RAW DATA:
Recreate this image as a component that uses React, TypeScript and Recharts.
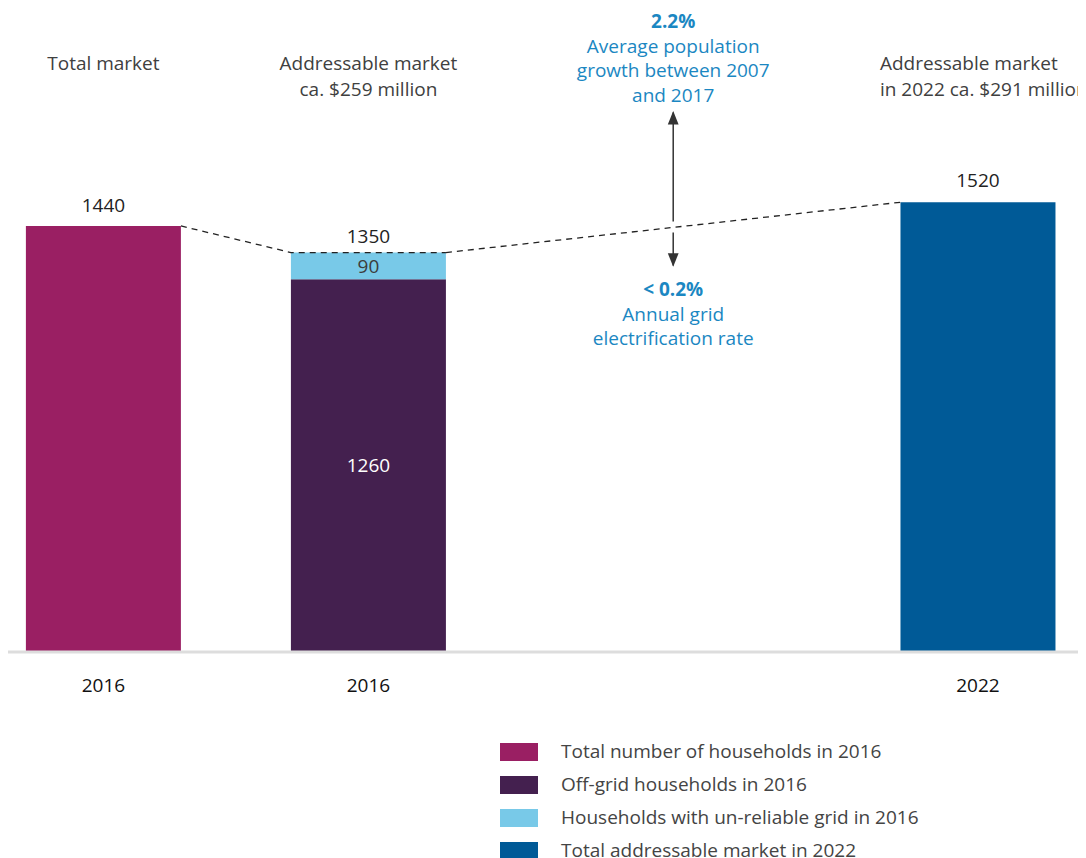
import { ComposedChart, Bar, XAxis, YAxis, LabelList, ReferenceLine } from 'recharts';

const categories = ['2016', '2016', '2022'];
const barSlots = [0, 10, 33];
const totalHouseholds = [1440, null, null];
const offGrid = [null, 1260, null];
const unreliable = [null, 90, null];
const market2022 = [null, null, 1520];

const topLabels = [
  ['Total market'],
  ['Addressable market', 'ca. $259 million'],
  ['Addressable market', 'in 2022 ca. $291 million'],
];

const seriesNames = [
  'Total number of households in 2016',
  'Off-grid households in 2016',
  'Households with un-reliable grid in 2016',
  'Total addressable market in 2022',
];
const seriesColors = ['#9a1f63', '#44204f', '#78c9e8', '#005a97'];

const growthNote = ['2.2%', 'Average population', 'growth between 2007', 'and 2017'];
const electrificationNote = ['< 0.2%', 'Annual grid', 'electrification rate'];

const data = categories.map((year, i) => ({
  year,
  slot: barSlots[i],
  total: totalHouseholds[i],
  offGrid: offGrid[i],
  unreliable: unreliable[i],
  market: market2022[i],
}));

const FONT = '"Open Sans", sans-serif';
const FS = 19;
const BAR = 155;
const HALF = BAR / 2;
const BLUE = '#1b87c2';

function TopTick(props: any) {
  const { x, y, index } = props;
  const lines = topLabels[index] || [];
  const last = index === topLabels.length - 1;
  const tx = last ? x - 98 : x;
  return (
    <text x={tx} y={y} textAnchor={last ? 'start' : 'middle'} fill="#404040" fontSize={FS} fontFamily={FONT}>
      {lines.map((l, i) => (
        <tspan key={i} x={tx} y={y - 71 + i * 26}>
          {l}
        </tspan>
      ))}
    </text>
  );
}

const dash = { stroke: '#222', strokeWidth: 1.3, strokeDasharray: '6 5', fill: 'none' };

// dashed link from the first bar to the stacked bar, running on along its top
function FirstLink(props: any) {
  const { x1, y1, x2, y2 } = props;
  return <path d={`M${x1 + HALF},${y1} L${x2 - HALF},${y2} L${x2 + HALF},${y2}`} {...dash} />;
}

// dashed link to the 2022 bar, with the growth / electrification note at its middle
function SecondLink(props: any) {
  const { x1, y1, x2, y2 } = props;
  const ax = x1 + HALF;
  const bx = x2 - HALF;
  const mx = (ax + bx) / 2;
  const my = (y1 + y2) / 2;
  return (
    <g>
      <defs>
        <marker id="arrowHead" viewBox="0 0 10 10" refX="9" refY="5" markerWidth="9" markerHeight="9" orient="auto-start-reverse">
          <path d="M0,1 L10,5 L0,9 z" fill="#333" />
        </marker>
      </defs>
      <path d={`M${ax},${y1} L${bx},${y2}`} {...dash} />
      <line x1={mx} y1={my - 6} x2={mx} y2={my - 115} stroke="#333" strokeWidth={1.5} markerEnd="url(#arrowHead)" />
      <line x1={mx} y1={my + 5} x2={mx} y2={my + 38} stroke="#333" strokeWidth={1.5} markerEnd="url(#arrowHead)" />
      <text x={mx} textAnchor="middle" fill={BLUE} fontSize={FS} fontFamily={FONT}>
        {growthNote.map((l, i) => (
          <tspan key={i} x={mx} y={my - 199 + i * 24.5} fontWeight={i === 0 ? 700 : 400}>
            {l}
          </tspan>
        ))}
      </text>
      <text x={mx} textAnchor="middle" fill={BLUE} fontSize={FS} fontFamily={FONT}>
        {electrificationNote.map((l, i) => (
          <tspan key={i} x={mx} y={my + 69 + i * 24.5} fontWeight={i === 0 ? 700 : 400}>
            {l}
          </tspan>
        ))}
      </text>
    </g>
  );
}

const stackTop = (entry: any) =>
  entry && entry.payload && entry.payload.unreliable != null && Array.isArray(entry.value)
    ? entry.value[1]
    : undefined;

export default function App() {
  const labelStyle = { fontFamily: FONT, fontSize: FS };
  return (
    <div style={{ position: 'relative', width: 1070, height: 850, fontFamily: FONT }}>
      <ComposedChart width={1078} height={700} data={data} margin={{ top: 0, right: 2, bottom: 0, left: 0 }}>
        <XAxis
          xAxisId="top"
          orientation="top"
          type="number"
          dataKey="slot"
          domain={[-3.6, 37]}
          allowDataOverflow
          ticks={barSlots}
          interval={0}
          height={141}
          axisLine={false}
          tickLine={false}
          tick={<TopTick />}
        />
        <XAxis
          type="number"
          dataKey="slot"
          domain={[-3.6, 37]}
          allowDataOverflow
          ticks={barSlots}
          interval={0}
          height={56}
          tickFormatter={(_v: number, i: number) => categories[i]}
          axisLine={{ stroke: '#dddddd', strokeWidth: 3 }}
          tickLine={false}
          tickMargin={21}
          tick={{ fill: '#111', fontSize: FS, fontFamily: FONT }}
        />
        <YAxis hide domain={[0, 1700]} allowDataOverflow />
        <Bar dataKey="total" stackId="a" barSize={BAR} fill={seriesColors[0]} isAnimationActive={false}>
          <LabelList dataKey="total" position="top" offset={14} fill="#222" style={labelStyle} />
        </Bar>
        <Bar dataKey="offGrid" stackId="a" barSize={BAR} fill={seriesColors[1]} isAnimationActive={false}>
          <LabelList dataKey="offGrid" position="center" fill="#ffffff" style={labelStyle} />
        </Bar>
        <Bar dataKey="unreliable" stackId="a" barSize={BAR} fill={seriesColors[2]} isAnimationActive={false}>
          <LabelList dataKey="unreliable" position="center" fill="#3c3c3c" style={labelStyle} />
          <LabelList valueAccessor={stackTop} position="top" offset={10} fill="#222" style={labelStyle} />
        </Bar>
        <Bar dataKey="market" stackId="a" barSize={BAR} fill={seriesColors[3]} isAnimationActive={false}>
          <LabelList dataKey="market" position="top" offset={15} fill="#222" style={labelStyle} />
        </Bar>
        <ReferenceLine
          segment={[
            { x: barSlots[0], y: totalHouseholds[0] as number },
            { x: barSlots[1], y: (offGrid[1] as number) + (unreliable[1] as number) },
          ]}
          shape={FirstLink}
        />
        <ReferenceLine
          segment={[
            { x: barSlots[1], y: (offGrid[1] as number) + (unreliable[1] as number) },
            { x: barSlots[2], y: market2022[2] as number },
          ]}
          shape={SecondLink}
        />
      </ComposedChart>
      <div style={{ position: 'absolute', left: 492, top: 734 }}>
        {seriesNames.map((name, i) => (
          <div key={name} style={{ display: 'flex', alignItems: 'center', height: 33 }}>
            <span style={{ width: 38, height: 18, background: seriesColors[i], marginRight: 23, marginTop: -14 }} />
            <span style={{ fontSize: FS, color: '#444', marginTop: -15 }}>{name}</span>
          </div>
        ))}
      </div>
    </div>
  );
}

TASK TO CARRY OUT: Pictures are excluded: retype only the lines from the beginning of the listing above through the line with "1.3, strokeDasharray: '6", both included.

ANSWER IN FULL:
Recreate this image as a component that uses React, TypeScript and Recharts.
import { ComposedChart, Bar, XAxis, YAxis, LabelList, ReferenceLine } from 'recharts';

const categories = ['2016', '2016', '2022'];
const barSlots = [0, 10, 33];
const totalHouseholds = [1440, null, null];
const offGrid = [null, 1260, null];
const unreliable = [null, 90, null];
const market2022 = [null, null, 1520];

const topLabels = [
  ['Total market'],
  ['Addressable market', 'ca. $259 million'],
  ['Addressable market', 'in 2022 ca. $291 million'],
];

const seriesNames = [
  'Total number of households in 2016',
  'Off-grid households in 2016',
  'Households with un-reliable grid in 2016',
  'Total addressable market in 2022',
];
const seriesColors = ['#9a1f63', '#44204f', '#78c9e8', '#005a97'];

const growthNote = ['2.2%', 'Average population', 'growth between 2007', 'and 2017'];
const electrificationNote = ['< 0.2%', 'Annual grid', 'electrification rate'];

const data = categories.map((year, i) => ({
  year,
  slot: barSlots[i],
  total: totalHouseholds[i],
  offGrid: offGrid[i],
  unreliable: unreliable[i],
  market: market2022[i],
}));

const FONT = '"Open Sans", sans-serif';
const FS = 19;
const BAR = 155;
const HALF = BAR / 2;
const BLUE = '#1b87c2';

function TopTick(props: any) {
  const { x, y, index } = props;
  const lines = topLabels[index] || [];
  const last = index === topLabels.length - 1;
  const tx = last ? x - 98 : x;
  return (
    <text x={tx} y={y} textAnchor={last ? 'start' : 'middle'} fill="#404040" fontSize={FS} fontFamily={FONT}>
      {lines.map((l, i) => (
        <tspan key={i} x={tx} y={y - 71 + i * 26}>
          {l}
        </tspan>
      ))}
    </text>
  );
}

const dash = { stroke: '#222', strokeWidth: 1.3, strokeDasharray: '6 5', fill: 'none' };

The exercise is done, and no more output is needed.